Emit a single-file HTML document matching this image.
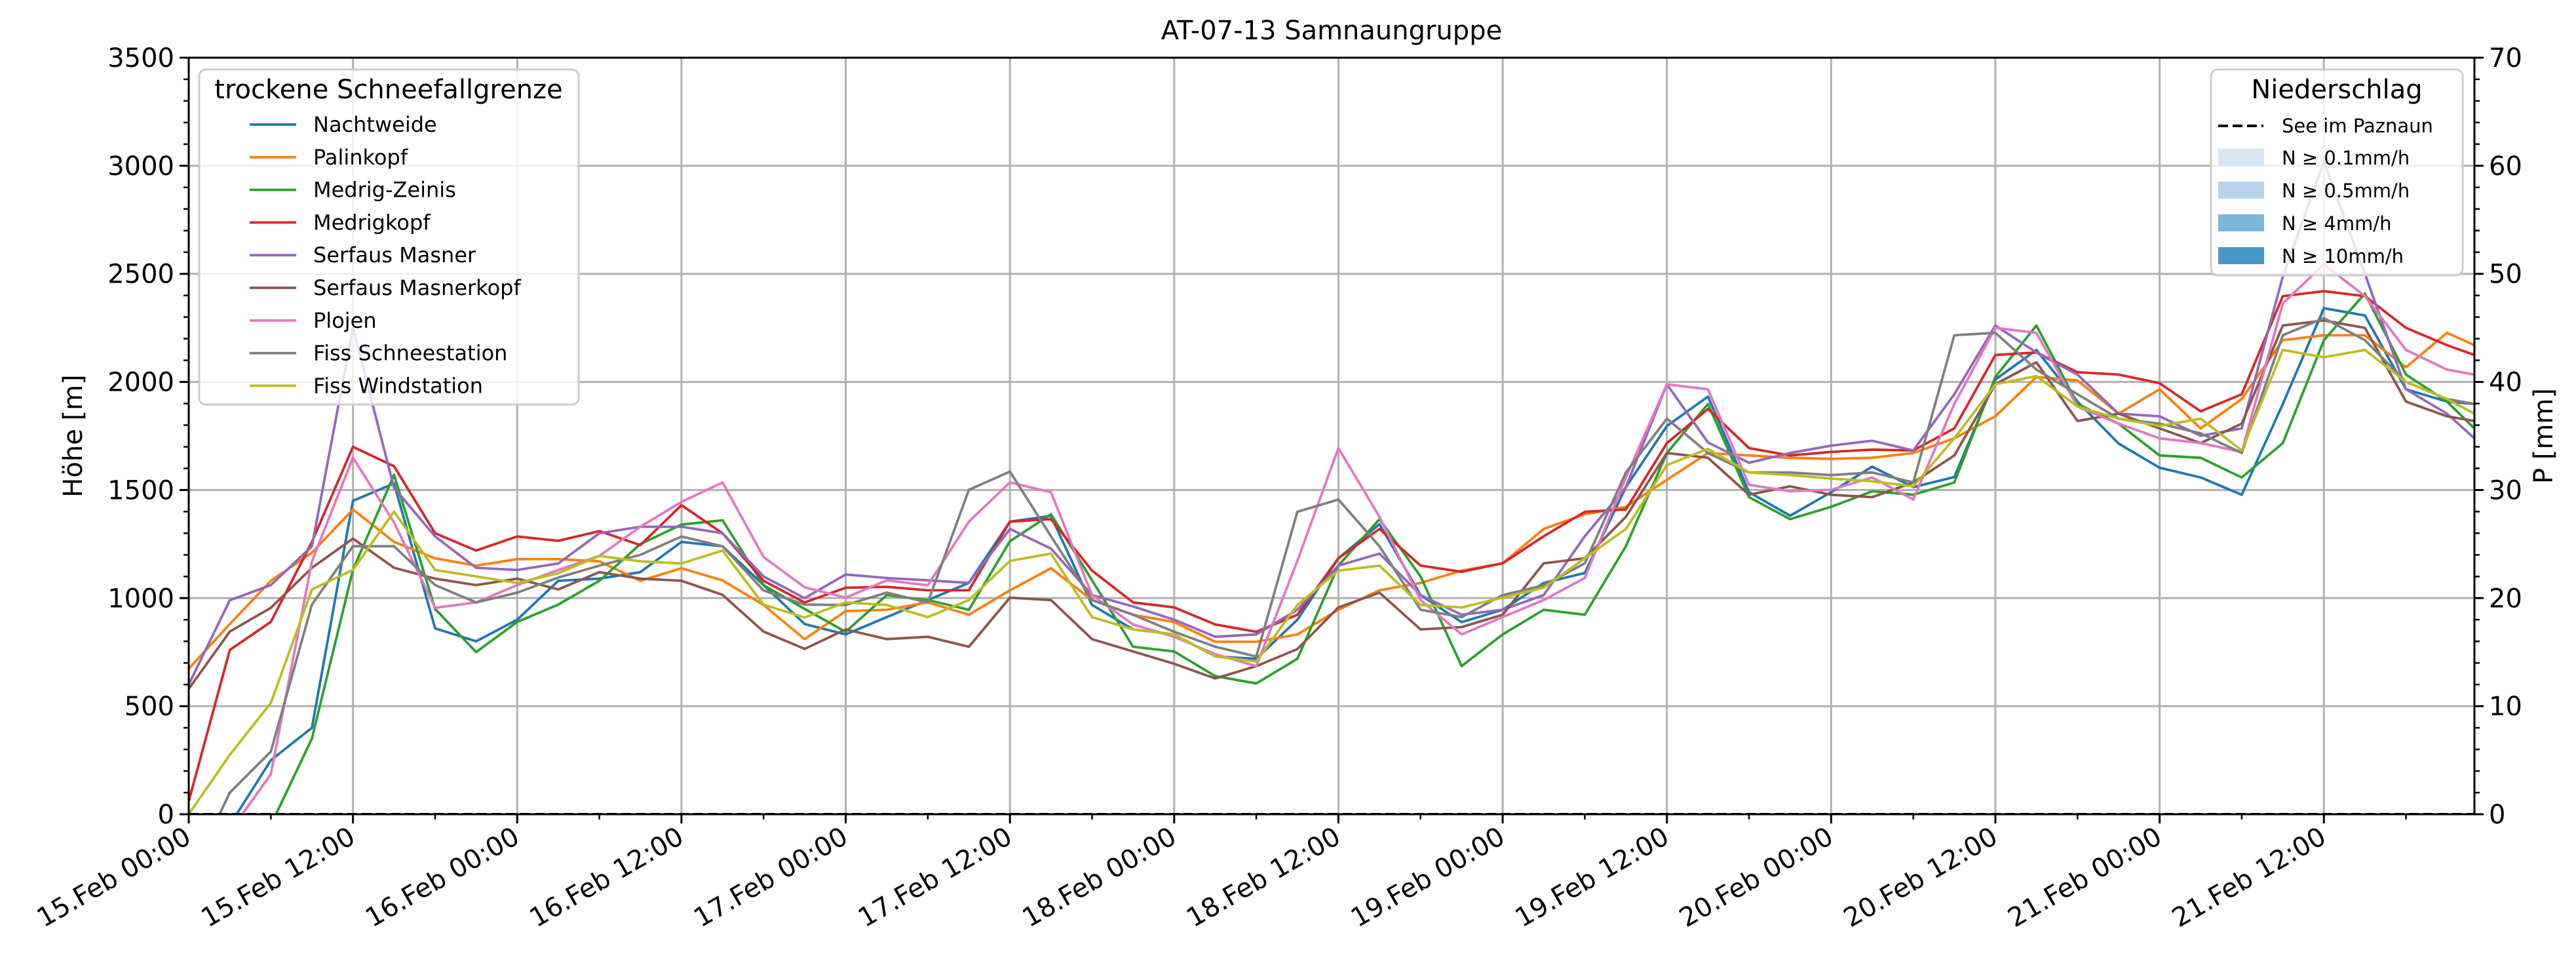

━━━━━━

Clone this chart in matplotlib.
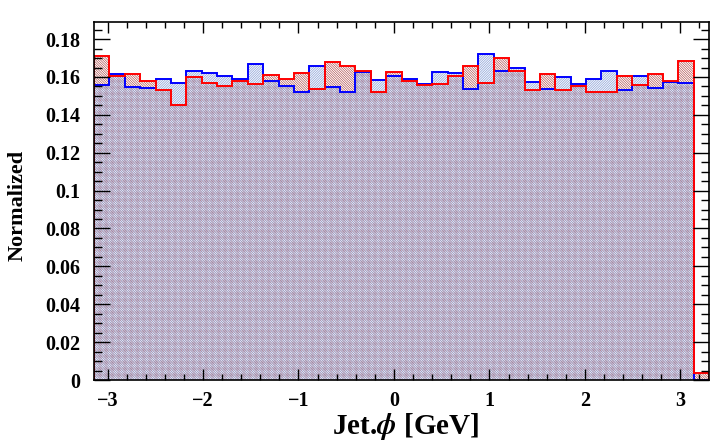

━━━━━━

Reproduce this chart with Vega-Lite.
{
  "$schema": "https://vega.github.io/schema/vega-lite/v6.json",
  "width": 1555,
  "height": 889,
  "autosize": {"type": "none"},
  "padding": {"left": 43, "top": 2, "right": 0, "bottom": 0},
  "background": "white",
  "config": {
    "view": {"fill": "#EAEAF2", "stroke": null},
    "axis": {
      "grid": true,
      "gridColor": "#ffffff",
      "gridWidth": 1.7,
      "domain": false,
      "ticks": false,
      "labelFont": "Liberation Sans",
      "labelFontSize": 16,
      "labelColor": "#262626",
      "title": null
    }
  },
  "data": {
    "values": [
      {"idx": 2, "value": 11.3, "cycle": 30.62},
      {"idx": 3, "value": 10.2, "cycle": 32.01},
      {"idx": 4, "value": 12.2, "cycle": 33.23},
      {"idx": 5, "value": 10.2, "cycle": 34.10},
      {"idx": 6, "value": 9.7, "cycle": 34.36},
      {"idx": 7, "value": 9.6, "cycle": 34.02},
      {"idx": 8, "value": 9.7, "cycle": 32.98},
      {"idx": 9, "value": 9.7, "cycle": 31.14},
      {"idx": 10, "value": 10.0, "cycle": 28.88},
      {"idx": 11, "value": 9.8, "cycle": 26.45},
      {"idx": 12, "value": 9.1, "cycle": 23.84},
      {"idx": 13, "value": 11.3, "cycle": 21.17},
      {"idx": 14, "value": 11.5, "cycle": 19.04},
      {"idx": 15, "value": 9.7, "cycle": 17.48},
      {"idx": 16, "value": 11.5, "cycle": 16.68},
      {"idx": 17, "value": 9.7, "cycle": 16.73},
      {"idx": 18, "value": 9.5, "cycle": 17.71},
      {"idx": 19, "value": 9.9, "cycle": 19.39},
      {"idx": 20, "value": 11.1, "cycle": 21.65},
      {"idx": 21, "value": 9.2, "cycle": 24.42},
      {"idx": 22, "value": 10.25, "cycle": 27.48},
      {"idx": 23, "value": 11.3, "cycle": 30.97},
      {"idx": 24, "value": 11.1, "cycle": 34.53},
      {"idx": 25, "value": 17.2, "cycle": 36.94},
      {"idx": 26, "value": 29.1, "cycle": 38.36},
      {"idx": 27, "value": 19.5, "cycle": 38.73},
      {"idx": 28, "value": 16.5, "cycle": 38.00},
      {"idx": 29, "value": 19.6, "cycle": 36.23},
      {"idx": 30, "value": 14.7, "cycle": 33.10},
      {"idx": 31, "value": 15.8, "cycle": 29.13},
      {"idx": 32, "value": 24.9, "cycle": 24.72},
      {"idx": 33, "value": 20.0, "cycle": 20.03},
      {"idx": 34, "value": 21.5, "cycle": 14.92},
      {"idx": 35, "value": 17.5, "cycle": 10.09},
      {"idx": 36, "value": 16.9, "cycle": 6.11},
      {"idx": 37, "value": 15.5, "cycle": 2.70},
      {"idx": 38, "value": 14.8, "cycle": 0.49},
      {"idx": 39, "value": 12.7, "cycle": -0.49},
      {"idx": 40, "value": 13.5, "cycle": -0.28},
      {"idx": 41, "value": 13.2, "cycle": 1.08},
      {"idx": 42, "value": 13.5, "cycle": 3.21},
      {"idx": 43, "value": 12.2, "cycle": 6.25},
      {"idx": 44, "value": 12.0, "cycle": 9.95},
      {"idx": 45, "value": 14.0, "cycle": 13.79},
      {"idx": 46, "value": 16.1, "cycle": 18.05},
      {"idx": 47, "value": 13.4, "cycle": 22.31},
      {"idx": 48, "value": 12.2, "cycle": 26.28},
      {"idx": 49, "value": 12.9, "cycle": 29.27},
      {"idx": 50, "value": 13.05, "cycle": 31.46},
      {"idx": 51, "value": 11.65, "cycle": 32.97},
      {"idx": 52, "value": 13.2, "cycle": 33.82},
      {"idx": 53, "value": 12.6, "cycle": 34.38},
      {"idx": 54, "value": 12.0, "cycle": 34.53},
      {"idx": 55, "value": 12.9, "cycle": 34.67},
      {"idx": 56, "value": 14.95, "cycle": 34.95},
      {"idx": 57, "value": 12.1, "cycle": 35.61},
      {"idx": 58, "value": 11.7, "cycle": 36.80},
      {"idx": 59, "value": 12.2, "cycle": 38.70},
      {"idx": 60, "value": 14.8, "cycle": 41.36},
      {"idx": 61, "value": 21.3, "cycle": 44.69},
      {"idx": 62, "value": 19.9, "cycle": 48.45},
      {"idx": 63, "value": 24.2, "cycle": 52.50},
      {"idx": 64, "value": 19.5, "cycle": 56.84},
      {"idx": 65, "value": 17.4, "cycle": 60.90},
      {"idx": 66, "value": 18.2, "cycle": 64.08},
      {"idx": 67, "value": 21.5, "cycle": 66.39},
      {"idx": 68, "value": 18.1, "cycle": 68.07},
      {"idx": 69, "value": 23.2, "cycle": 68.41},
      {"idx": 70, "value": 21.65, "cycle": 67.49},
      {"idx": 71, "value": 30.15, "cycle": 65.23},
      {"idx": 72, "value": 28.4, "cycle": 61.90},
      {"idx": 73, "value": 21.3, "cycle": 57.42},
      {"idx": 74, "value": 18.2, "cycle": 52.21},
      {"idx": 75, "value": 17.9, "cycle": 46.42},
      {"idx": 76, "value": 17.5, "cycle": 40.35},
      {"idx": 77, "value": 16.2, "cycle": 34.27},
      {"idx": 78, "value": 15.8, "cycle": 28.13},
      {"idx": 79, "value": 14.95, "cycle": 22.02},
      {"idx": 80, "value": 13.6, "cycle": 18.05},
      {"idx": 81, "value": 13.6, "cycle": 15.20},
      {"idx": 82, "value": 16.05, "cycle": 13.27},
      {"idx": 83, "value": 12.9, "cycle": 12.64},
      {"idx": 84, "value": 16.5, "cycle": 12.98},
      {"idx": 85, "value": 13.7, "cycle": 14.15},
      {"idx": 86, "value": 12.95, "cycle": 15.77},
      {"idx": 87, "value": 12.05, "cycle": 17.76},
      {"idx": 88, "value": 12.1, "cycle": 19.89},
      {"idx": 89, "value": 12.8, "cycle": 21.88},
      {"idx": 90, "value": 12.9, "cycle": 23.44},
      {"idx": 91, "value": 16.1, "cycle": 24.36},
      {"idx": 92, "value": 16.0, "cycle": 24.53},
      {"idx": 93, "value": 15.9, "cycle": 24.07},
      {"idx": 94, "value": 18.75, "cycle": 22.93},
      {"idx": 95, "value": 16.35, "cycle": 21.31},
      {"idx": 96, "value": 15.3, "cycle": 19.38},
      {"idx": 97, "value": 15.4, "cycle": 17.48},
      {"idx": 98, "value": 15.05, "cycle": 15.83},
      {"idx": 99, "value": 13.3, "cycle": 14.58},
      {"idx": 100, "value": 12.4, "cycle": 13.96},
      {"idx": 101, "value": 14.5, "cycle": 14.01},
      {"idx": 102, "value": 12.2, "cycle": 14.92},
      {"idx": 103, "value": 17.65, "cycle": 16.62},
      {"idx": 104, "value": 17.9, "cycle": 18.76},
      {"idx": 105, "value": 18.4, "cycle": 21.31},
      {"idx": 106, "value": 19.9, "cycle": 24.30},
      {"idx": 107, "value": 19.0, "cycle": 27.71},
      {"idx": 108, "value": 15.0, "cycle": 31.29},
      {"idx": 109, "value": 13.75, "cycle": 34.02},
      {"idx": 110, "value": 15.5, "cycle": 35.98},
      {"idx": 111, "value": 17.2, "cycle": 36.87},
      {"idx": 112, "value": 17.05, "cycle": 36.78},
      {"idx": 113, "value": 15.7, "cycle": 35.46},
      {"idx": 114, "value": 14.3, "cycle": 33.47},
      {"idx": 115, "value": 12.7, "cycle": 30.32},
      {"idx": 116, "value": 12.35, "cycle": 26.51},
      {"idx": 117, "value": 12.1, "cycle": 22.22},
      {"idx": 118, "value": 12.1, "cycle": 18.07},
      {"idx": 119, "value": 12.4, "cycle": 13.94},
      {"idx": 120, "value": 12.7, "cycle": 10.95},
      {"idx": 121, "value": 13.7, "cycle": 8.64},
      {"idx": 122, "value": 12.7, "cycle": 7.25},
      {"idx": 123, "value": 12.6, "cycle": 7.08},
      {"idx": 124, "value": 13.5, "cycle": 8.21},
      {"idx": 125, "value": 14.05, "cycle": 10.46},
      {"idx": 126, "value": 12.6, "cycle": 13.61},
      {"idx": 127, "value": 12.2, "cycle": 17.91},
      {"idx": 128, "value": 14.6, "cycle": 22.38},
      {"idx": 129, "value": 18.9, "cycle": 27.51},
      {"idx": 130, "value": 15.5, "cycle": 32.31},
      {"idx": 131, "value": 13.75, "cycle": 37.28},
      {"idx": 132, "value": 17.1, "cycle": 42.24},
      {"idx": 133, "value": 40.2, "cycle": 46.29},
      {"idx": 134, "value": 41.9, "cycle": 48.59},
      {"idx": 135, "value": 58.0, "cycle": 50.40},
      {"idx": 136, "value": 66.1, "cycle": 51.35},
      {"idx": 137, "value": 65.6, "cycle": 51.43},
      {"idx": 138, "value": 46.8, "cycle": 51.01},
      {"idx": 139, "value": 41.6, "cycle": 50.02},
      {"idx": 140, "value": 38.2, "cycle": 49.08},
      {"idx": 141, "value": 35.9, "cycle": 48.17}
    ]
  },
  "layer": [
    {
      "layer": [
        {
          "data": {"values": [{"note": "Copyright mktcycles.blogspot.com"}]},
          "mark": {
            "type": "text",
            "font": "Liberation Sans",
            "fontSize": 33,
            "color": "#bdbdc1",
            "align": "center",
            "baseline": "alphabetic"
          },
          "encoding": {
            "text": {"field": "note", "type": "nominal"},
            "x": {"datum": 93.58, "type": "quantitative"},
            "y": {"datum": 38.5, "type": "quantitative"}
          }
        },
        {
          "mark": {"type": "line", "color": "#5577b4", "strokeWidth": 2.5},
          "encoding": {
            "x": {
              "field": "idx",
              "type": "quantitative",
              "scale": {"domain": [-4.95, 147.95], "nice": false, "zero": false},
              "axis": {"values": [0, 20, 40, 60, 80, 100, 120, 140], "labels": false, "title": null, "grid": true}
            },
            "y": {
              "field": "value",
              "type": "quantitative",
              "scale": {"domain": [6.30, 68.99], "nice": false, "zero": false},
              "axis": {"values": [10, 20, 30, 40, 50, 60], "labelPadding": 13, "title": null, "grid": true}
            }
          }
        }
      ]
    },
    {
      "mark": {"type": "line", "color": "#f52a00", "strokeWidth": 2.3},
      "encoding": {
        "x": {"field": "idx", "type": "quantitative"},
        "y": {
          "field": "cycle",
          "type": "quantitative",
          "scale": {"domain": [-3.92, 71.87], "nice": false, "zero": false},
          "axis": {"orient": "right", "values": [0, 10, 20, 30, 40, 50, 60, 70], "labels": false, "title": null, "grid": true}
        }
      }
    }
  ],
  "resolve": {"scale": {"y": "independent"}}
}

━━━━━━

◆ **Work required**: The required answer is a single number: the count of lines in the entries that hold the string "chart".

◆ **Final result**: 2